I can’t stop smiling and I look at L and J and they’re grinning like idiots too and we put our arms around each other and the music builds up and crashes over us like a wave and everyone is swept up and cheering, throwing our hands up like it’s a cause for celebration. I can feel the music in the air against my skin when I move my body through it, all my pores open and worshipful and I can only think, This must be it. When they talk about heaven, when they imagine it. It must feel like this.
I never dreamed of Berlin the way I dreamed of places like New York City, or Paris. It was always a backdrop to me, the location where various pieces of pop culture I loved dearly were set: Cabaret, Hedwig and the Angry Inch. When my high school history teacher showed us a piece of the Wall sealed in glass, I imagined briefly the world it must have come from and it seemed both so recent and so far away.
There are the things you can’t in million years predict will happen, that seem as inevitable as gravity when they do. I moved to Berlin by accident. A startup I worked for offered me the opportunity to transfer and I took it, despite the fact that I had never visited, not even once.

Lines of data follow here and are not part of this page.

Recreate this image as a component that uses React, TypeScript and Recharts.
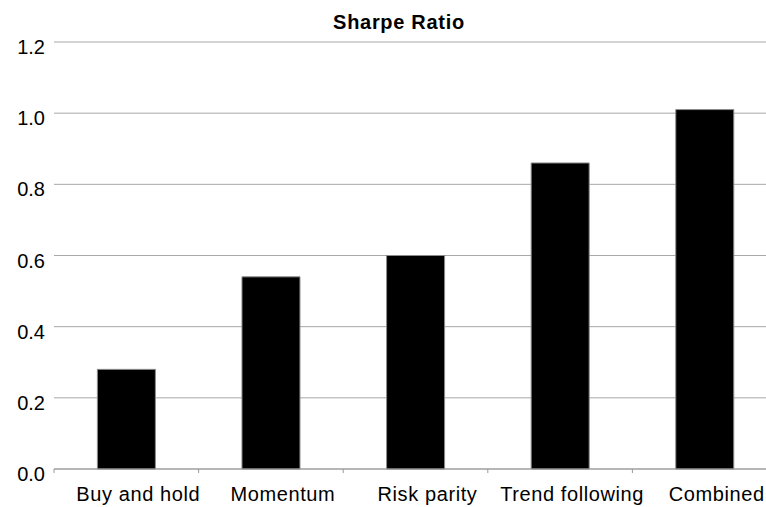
import { BarChart, Bar, XAxis, YAxis, CartesianGrid } from 'recharts';

const strategies = ['Buy and hold', 'Momentum', 'Risk parity', 'Trend following', 'Combined'];
const sharpe = [0.28, 0.54, 0.6, 0.86, 1.01];
const yTicks = [0, 0.2, 0.4, 0.6, 0.8, 1.0, 1.2];

const data = strategies.map((name, i) => ({ name, value: sharpe[i] }));

const FONT = '"Liberation Sans", Arial, sans-serif';
const CHART_W = 777;
const Y_AXIS_W = 54;
const BAND = (CHART_W - Y_AXIS_W) / strategies.length;

function YTick({ x, y, payload }: any) {
  return (
    <text x={x} y={y + 12} textAnchor="end" fontSize={20} fontFamily={FONT} fill="#000">
      {Number(payload.value).toFixed(1)}
    </text>
  );
}

// label in the middle of the category, small tick mark on its left edge
function XTick({ x, y, payload }: any) {
  const left = x - BAND / 2;
  return (
    <g>
      <line x1={left} x2={left} y1={y} y2={y + 4} stroke="#999" />
      <text x={x + 12} y={y + 32} textAnchor="middle" fontSize={20} fontFamily={FONT} fill="#000" letterSpacing={0.6}>
        {payload.value}
      </text>
    </g>
  );
}

export default function App() {
  return (
    <div style={{ position: 'absolute', left: 0, top: 0, width: 766, height: 507, overflow: 'hidden', background: '#fff' }}>
      <div
        style={{
          position: 'absolute',
          left: 299,
          width: 200,
          top: 12,
          textAlign: 'center',
          fontFamily: FONT,
          fontWeight: 'bold',
          fontSize: 20,
          letterSpacing: 0.7,
          lineHeight: '20px',
        }}
      >
        Sharpe Ratio
      </div>
      <BarChart
        width={CHART_W}
        height={507}
        data={data}
        margin={{ top: 42, right: 0, left: 0, bottom: 0 }}
        barCategoryGap="30%"
      >
        <CartesianGrid vertical={false} stroke="#a8a8a8" />
        <XAxis
          dataKey="name"
          height={38}
          interval={0}
          tickSize={0}
          tickMargin={0}
          tick={<XTick />}
          axisLine={{ stroke: '#999' }}
          tickLine={false}
        />
        <YAxis
          width={Y_AXIS_W}
          domain={[0, 1.2]}
          ticks={yTicks}
          axisLine={false}
          tickLine={false}
          tickSize={0}
          tickMargin={9}
          tick={<YTick />}
        />
        <Bar dataKey="value" fill="#000" stroke="#8a8a8a" strokeWidth={1} isAnimationActive={false} />
      </BarChart>
    </div>
  );
}
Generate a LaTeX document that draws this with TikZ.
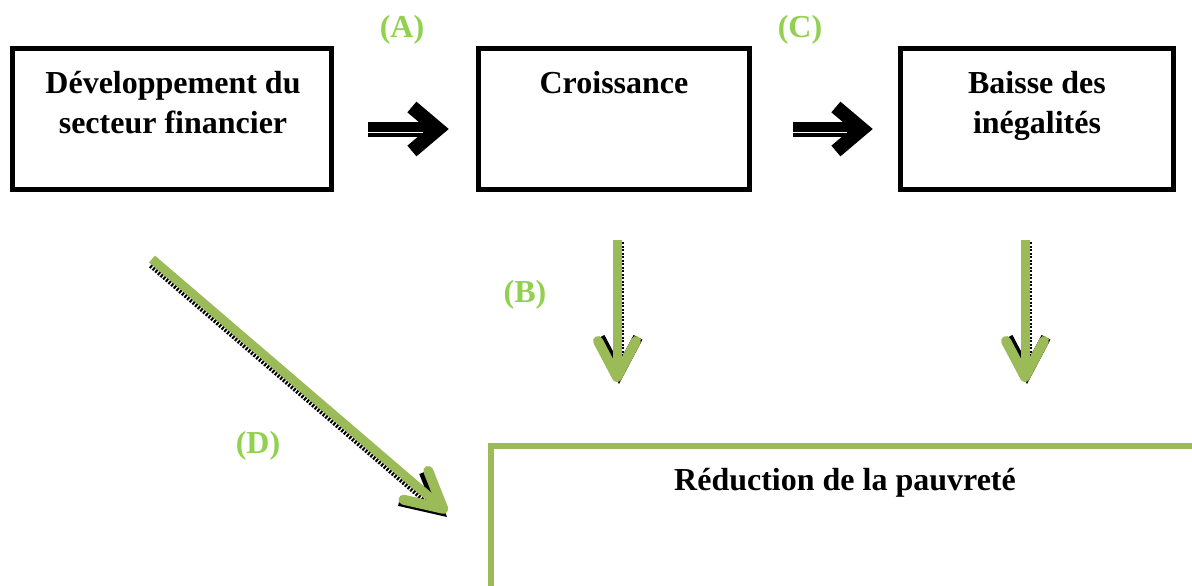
\documentclass[tikz,border=0pt]{standalone}
\usepackage{fontspec}
\setmainfont{Liberation Serif}
\usetikzlibrary{arrows.meta,calc}
\definecolor{arrgreen}{HTML}{9BBB59}
\definecolor{labgreen}{HTML}{92D050}
\begin{document}
\begin{tikzpicture}[x=1pt,y=-1pt,
  box/.style={draw=black,line width=5.5pt,rectangle,inner sep=0pt},
  txt/.style={font=\fontsize{32}{40}\selectfont\bfseries,align=center,inner sep=0pt,anchor=base},
  lab/.style={font=\fontsize{32}{40}\selectfont\bfseries,text=labgreen,inner sep=0pt},
  blackarrow/.style={line width=15pt,-{Straight Barb[length=26pt,width=44pt,line width=14pt]}},
  greenarrow/.style={line width=9pt,draw=arrgreen,-{Straight Barb[length=36pt,width=38pt,line width=10pt,round]}},
  shadowarrow/.style={line width=9pt,draw=black,dash pattern=on 2pt off 1.5pt,-{Straight Barb[length=36pt,width=38pt,line width=10pt]}}
]
\useasboundingbox (0,0) rectangle (1192,586);
% boxes
\node[box,minimum width=319pt,minimum height=141pt] (b1) at (172,119) {};
\node[box,minimum width=271pt,minimum height=141pt] (b2) at (614,119) {};
\node[box,minimum width=273pt,minimum height=141pt] (b3) at (1037,119) {};
\node[txt] (t1) at (173,133) {Développement du\\secteur financier};
\node[txt] (t2) at (614,93) {Croissance};
\node[txt] (t3) at (1037,133) {Baisse des\\inégalités};
% bottom box (clipped by page)
\coordinate (r0) at (491,600);
\coordinate (r1) at (491,446);
\coordinate (r2) at (1210,446);
\draw[arrgreen,line width=6pt] (r0) -- (r1) -- (r2);
\node[txt] (t4) at (845,490) {Réduction de la pauvreté};
% labels
\node[lab] (la) at (402,30) {(A)};
\node[lab] (lc) at (800,30) {(C)};
\node[lab] (lb) at (525,295) {(B)};
\node[lab] (ld) at (258,446) {(D)};
% black arrows
\coordinate (a1s) at ($(b1.east)+(34,10)$);
\coordinate (a1e) at ($(b2.west)+(-27,10)$);
\coordinate (a2s) at ($(b2.east)+(41,10)$);
\coordinate (a2e) at ($(b3.west)+(-25,10)$);
\draw[blackarrow] (a1s) -- (a1e);
\draw[white,line width=1pt] ($(a1s)+(0,3)$) -- ($(a1e)+(-26,3)$);
\draw[blackarrow] (a2s) -- (a2e);
\draw[white,line width=1pt] ($(a2s)+(0,3)$) -- ($(a2e)+(-26,3)$);
% green arrows
\coordinate (gbs) at (617,240);
\coordinate (gbe) at (617,382);
\coordinate (gcs) at (1025,240);
\coordinate (gce) at (1025,382);
\coordinate (gds) at (152,259);
\coordinate (gde) at (447,512);
\draw[shadowarrow] ($(gbs)+(2,2)$) -- ($(gbe)+(2,2)$);
\draw[greenarrow] (gbs) -- (gbe);
\draw[shadowarrow] ($(gcs)+(2,2)$) -- ($(gce)+(2,2)$);
\draw[greenarrow] (gcs) -- (gce);
\draw[shadowarrow] ($(gds)+(0,5)$) -- ($(gde)+(0,5)$);
\draw[greenarrow] (gds) -- (gde);
\end{tikzpicture}
\end{document}
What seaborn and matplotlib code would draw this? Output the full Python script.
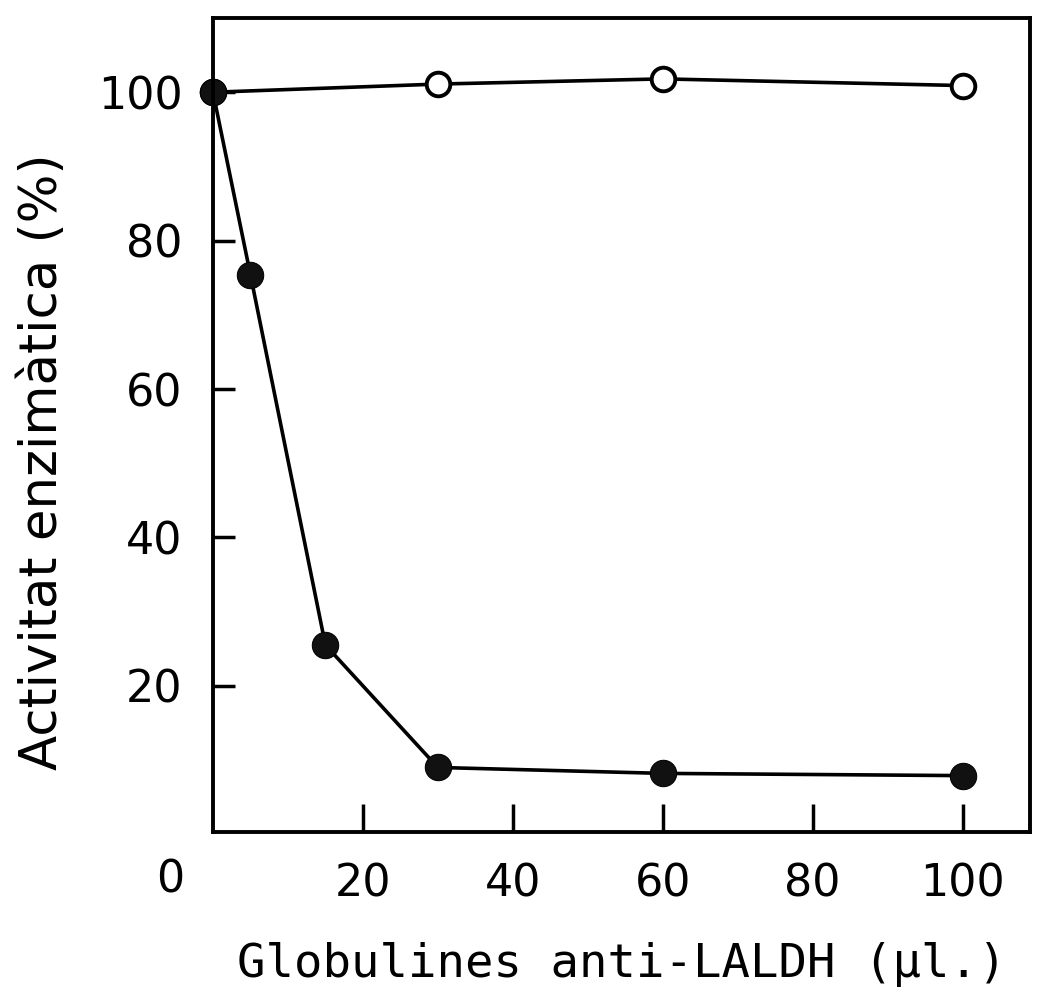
import numpy as np
import pandas as pd
import seaborn as sns
from matplotlib import pyplot as plt
from matplotlib import transforms

# dades llegides del grafic
globulines_control = [0, 30, 60, 100]
activitat_control = [100, 101.1, 101.8, 100.9]

globulines_anti = [0, 5, 15, 30, 60, 100]
activitat_anti = [100, 75.4, 25.5, 9.0, 8.2, 7.9]

x_ticks = [20, 40, 60, 80, 100]
y_ticks = [20, 40, 60, 80, 100]

sns.set_theme(style='ticks')
plt.rcParams['font.family'] = ['DejaVu Sans']
plt.rcParams['text.color'] = 'black'
plt.rcParams['axes.labelcolor'] = 'black'

fig = plt.figure(figsize=(10.47, 10.08), dpi=100)
ax = fig.add_axes([0.2034, 0.1746, 0.7804, 0.8075])

control = pd.DataFrame({'x': globulines_control, 'y': activitat_control})
anti = pd.DataFrame({'x': globulines_anti, 'y': activitat_anti})

sns.lineplot(data=control, x='x', y='y', ax=ax, color='black', lw=2.6,
             marker='o', markersize=17, markerfacecolor='white',
             markeredgecolor='black', markeredgewidth=2.8, clip_on=False)
sns.lineplot(data=anti, x='x', y='y', ax=ax, color='black', lw=2.6,
             marker='o', markersize=19, markerfacecolor='#111111',
             markeredgecolor='black', clip_on=False)

ax.set_xlim(0, 109)
ax.set_ylim(0.3, 110)

ax.set_xticks(x_ticks)
ax.set_xticklabels([str(t) for t in x_ticks], fontsize=32)
ax.set_yticks(y_ticks)
ax.set_yticklabels([str(t) for t in y_ticks], fontsize=32)
ax.tick_params(axis='x', direction='in', length=20, width=2.5, pad=22, colors='black')
ax.tick_params(axis='y', direction='in', length=16, width=2.5, pad=22, colors='black')

# l'origen "0" desplacat a l'esquerra
trans = transforms.blended_transform_factory(ax.transData, ax.transAxes)
ax.text(-5.7, -0.032, '0', transform=trans, fontsize=32, ha='center', va='top')

for s in ax.spines.values():
    s.set_linewidth(2.8)
    s.set_color('black')

ax.set_xlabel('Globulines anti-LALDH (\u03bcl.)', fontsize=34,
              family=['DejaVu Sans Mono'], labelpad=26)
ax.set_ylabel('Activitat enzimàtica (%)', fontsize=37)
ax.yaxis.set_label_coords(-0.178, 0.455)

plt.savefig('out.png', dpi=100, facecolor='white')
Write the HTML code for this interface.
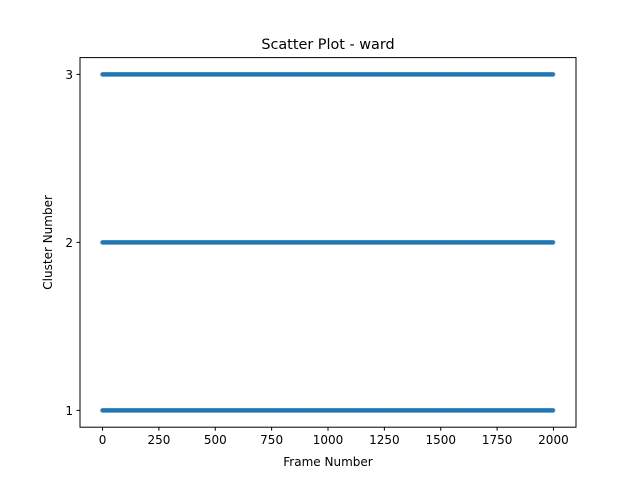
<!DOCTYPE html>
<html><head><meta charset="utf-8"><style>
html,body{margin:0;padding:0;background:#fff;}
svg{display:block;font-family:"DejaVu Sans","Liberation Sans",sans-serif;}
</style></head><body>
<svg id="chart" width="640" height="480" viewBox="0 0 640 480" xmlns="http://www.w3.org/2000/svg">
<rect width="640" height="480" fill="#fff"/>
<text x="328" y="49" font-size="14.4" text-anchor="middle" fill="#000">Scatter Plot - ward</text>
<g id="points"></g>
<rect x="80" y="57.6" width="496" height="369.6" fill="none" stroke="#000" stroke-width="1"/>
<g id="xticks"></g>
<g id="yticks"></g>
<text x="328" y="466" font-size="12" text-anchor="middle">Frame Number</text>
<text transform="translate(52,242.4) rotate(-90)" font-size="12" text-anchor="middle">Cluster Number</text>
</svg>
<script>
const clusters = [1, 2, 3];
const clusterRuns = [[[0, 2000]], [[0, 2000]], [[0, 2000]]];
const xTicks = [0, 250, 500, 750, 1000, 1250, 1500, 1750, 2000];
const yTicks = [1, 2, 3];
const sampleStep = 6;

const NS = "http://www.w3.org/2000/svg";
const L = 80, R = 576, T = 57.6, B = 427.2;
const xMin = -100, xMax = 2100, yMin = 0.9, yMax = 3.1;
const xs = v => L + (v - xMin) / (xMax - xMin) * (R - L);
const ys = v => B - (v - yMin) / (yMax - yMin) * (B - T);

const pg = document.getElementById('points');
clusters.forEach((c, i) => {
  clusterRuns[i].forEach(run => {
    for (let f = run[0]; f <= run[1]; f += sampleStep) {
      const el = document.createElementNS(NS, 'circle');
      el.setAttribute('cx', xs(f));
      el.setAttribute('cy', ys(c));
      el.setAttribute('r', 2.3);
      el.setAttribute('fill', '#1f77b4');
      el.setAttribute('fill-opacity', '0.9');
      
      
      pg.appendChild(el);
    }
  });
});

const xg = document.getElementById('xticks');
xTicks.forEach(t => {
  const ln = document.createElementNS(NS, 'line');
  ln.setAttribute('x1', xs(t)); ln.setAttribute('x2', xs(t));
  ln.setAttribute('y1', B); ln.setAttribute('y2', B + 3.5);
  ln.setAttribute('stroke', '#000');
  
  
  xg.appendChild(ln);
  const tx = document.createElementNS(NS, 'text');
  tx.setAttribute('x', xs(t)); tx.setAttribute('y', B + 17);
  tx.setAttribute('font-size', '12'); tx.setAttribute('text-anchor', 'middle');
  tx.textContent = t;
  
  
  xg.appendChild(tx);
});
const yg = document.getElementById('yticks');
yTicks.forEach(t => {
  const ln = document.createElementNS(NS, 'line');
  ln.setAttribute('x1', L - 3.5); ln.setAttribute('x2', L);
  ln.setAttribute('y1', ys(t)); ln.setAttribute('y2', ys(t));
  ln.setAttribute('stroke', '#000');
  
  
  yg.appendChild(ln);
  const tx = document.createElementNS(NS, 'text');
  tx.setAttribute('x', L - 7); tx.setAttribute('y', ys(t) + 4.5);
  tx.setAttribute('font-size', '12'); tx.setAttribute('text-anchor', 'end');
  tx.textContent = t;
  
  
  yg.appendChild(tx);
});
</script>
</body></html>
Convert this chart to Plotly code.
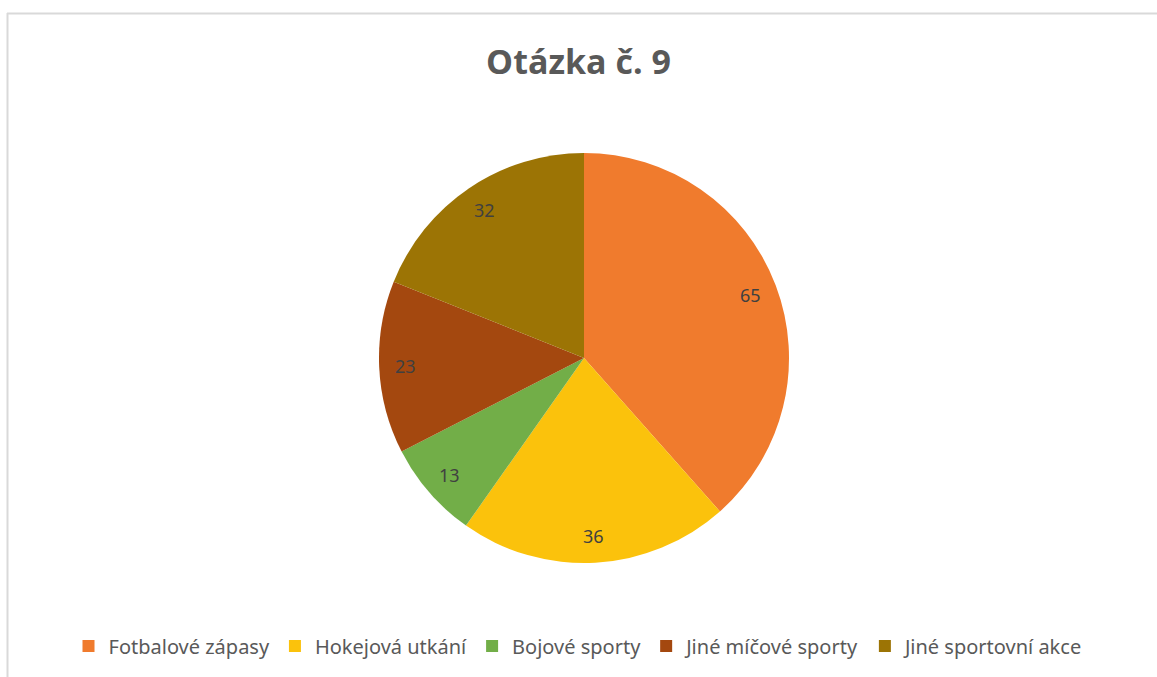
import math
import plotly.graph_objects as go

categories = ["Fotbalové zápasy", "Hokejová utkání", "Bojové sporty", "Jiné míčové sporty", "Jiné sportovní akce"]
values = [65, 36, 13, 23, 32]
colors = ["#F07B2D", "#FBC20C", "#72AE48", "#A4480F", "#9C7405"]

W, H = 1157, 677
cx, cy, r = 584, 358, 205
label_frac = 0.87

fig = go.Figure(go.Pie(
    labels=categories,
    values=values,
    sort=False,
    direction="clockwise",
    rotation=0,
    marker=dict(colors=colors, line=dict(width=0)),
    textinfo="none",
    hoverinfo="label+value",
    domain=dict(x=[(cx - r) / W, (cx + r) / W], y=[1 - (cy + r) / H, 1 - (cy - r) / H]),
))

# data labels placed along each slice's mid-angle
total = sum(values)
annotations = []
cum = 0
for v in values:
    mid = (cum + v / 2) / total * 2 * math.pi
    cum += v
    px = cx + label_frac * r * math.sin(mid)
    py = cy - label_frac * r * math.cos(mid)
    annotations.append(dict(x=px / W, y=1 - py / H, xref="paper", yref="paper", text=str(v),
                            xanchor="center", yanchor="middle",
                            showarrow=False, font=dict(family="Noto Sans", size=18, color="#404040")))

fig.update_layout(
    width=W, height=H,
    margin=dict(l=0, r=0, t=0, b=0),
    paper_bgcolor="white",
    title=dict(text="<b>Otázka č. 9</b>", x=0.5, xanchor="center", y=1 - 62 / H, yanchor="middle",
               font=dict(family="Open Sans", size=34, color="#595959")),
    legend=dict(orientation="h", x=0.5, xanchor="center", y=1 - 646 / H, yanchor="middle",
                font=dict(family="Noto Sans", size=20, color="#595959"),
                itemwidth=30, tracegroupgap=0),
    showlegend=True,
    annotations=annotations,
    shapes=[
        dict(type="line", xref="paper", yref="paper", x0=7 / W, x1=1, y0=1 - 13.5 / H, y1=1 - 13.5 / H,
             line=dict(color="#D9D9D9", width=2)),
        dict(type="line", xref="paper", yref="paper", x0=7.5 / W, x1=7.5 / W, y0=0, y1=1 - 13 / H,
             line=dict(color="#D9D9D9", width=2)),
    ],
)

fig.write_html("out.html", config={"displayModeBar": False},
               post_script="document.body.style.margin='0';")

After four exhilarating and exhausting years in New York, this new city was like a long drink of clear, cold water. I fell into it head first. I loved the smokey, candlelit bars filled with shabby furniture and fresh flowers. My apartment had original wood floors and elegant gold door handles. I found myself in the kinds of dark basement clubs my pre-teen self imagined vampires would hang out. No one seemed to care what I did for a living or who I kissed or where I came from. I bought a bike and Carhartt jacket and fancy sweatpants. I started smoking, but I finally felt like I could breathe.
I don’t leave Berghain until the dead of the afternoon, alone, the early-spring light outside so bright it seems to solidify when it hits my pupils. The people flocking toward the building look clean and fresh and like they’ve all had a healthy breakfast. I walk past them, reeking of smoke, feeling exposed, sweating inside my wool coat that’s too hot for this day. I try to make my way to the train but end up in the empty parking lot of some large store called a Hellweg, this big red sign above me, and all I can see is the word Hell. I double back. Every time I look over my shoulder I see Berghain, like it’s saying goodbye over the wide, flat rooftops, like it’s saying don’t go. I decide to walk home.
I end up at the East Side Gallery, the almost mile-long section of the Berlin Wall that’s been left standing as a reminder of what stands to be lost and, I suppose, what has been gained. Hordes of tourists throng along it, too close to me, busy taking pictures of themselves and each other in front of it. I defiantly walk in front of a few cameras, hoping to end up a black blur, a shadow at the edges of a bright vacation picture.
I reach the end of the Wall where it meets the Oberbaumbrücke, a bridge that stretches across the Spree River into what used to be the West. It was once a major border crossing; now it’s just my way home. The water in the river below gleams and winks and I feel acutely the weight of history, its inescapable trajectory, coalescing over and under and around me. I have the urge to turn around and go back, show my stamp to the bouncers at the door, fall back into the crowd and the music and be subsumed, re-baptized. It’s like I have a reason now, a living breathing, sweating embodiment of the why — why this, why here, why Berlin — and I want to hold it close to me for as long as I can.
That even I, a foreigner, an accidental denizen with the briefest knowledge of what came before, can feel like I belong here. Can take off my coat and lay down my bullshit and dance, ecstatic, at dawn.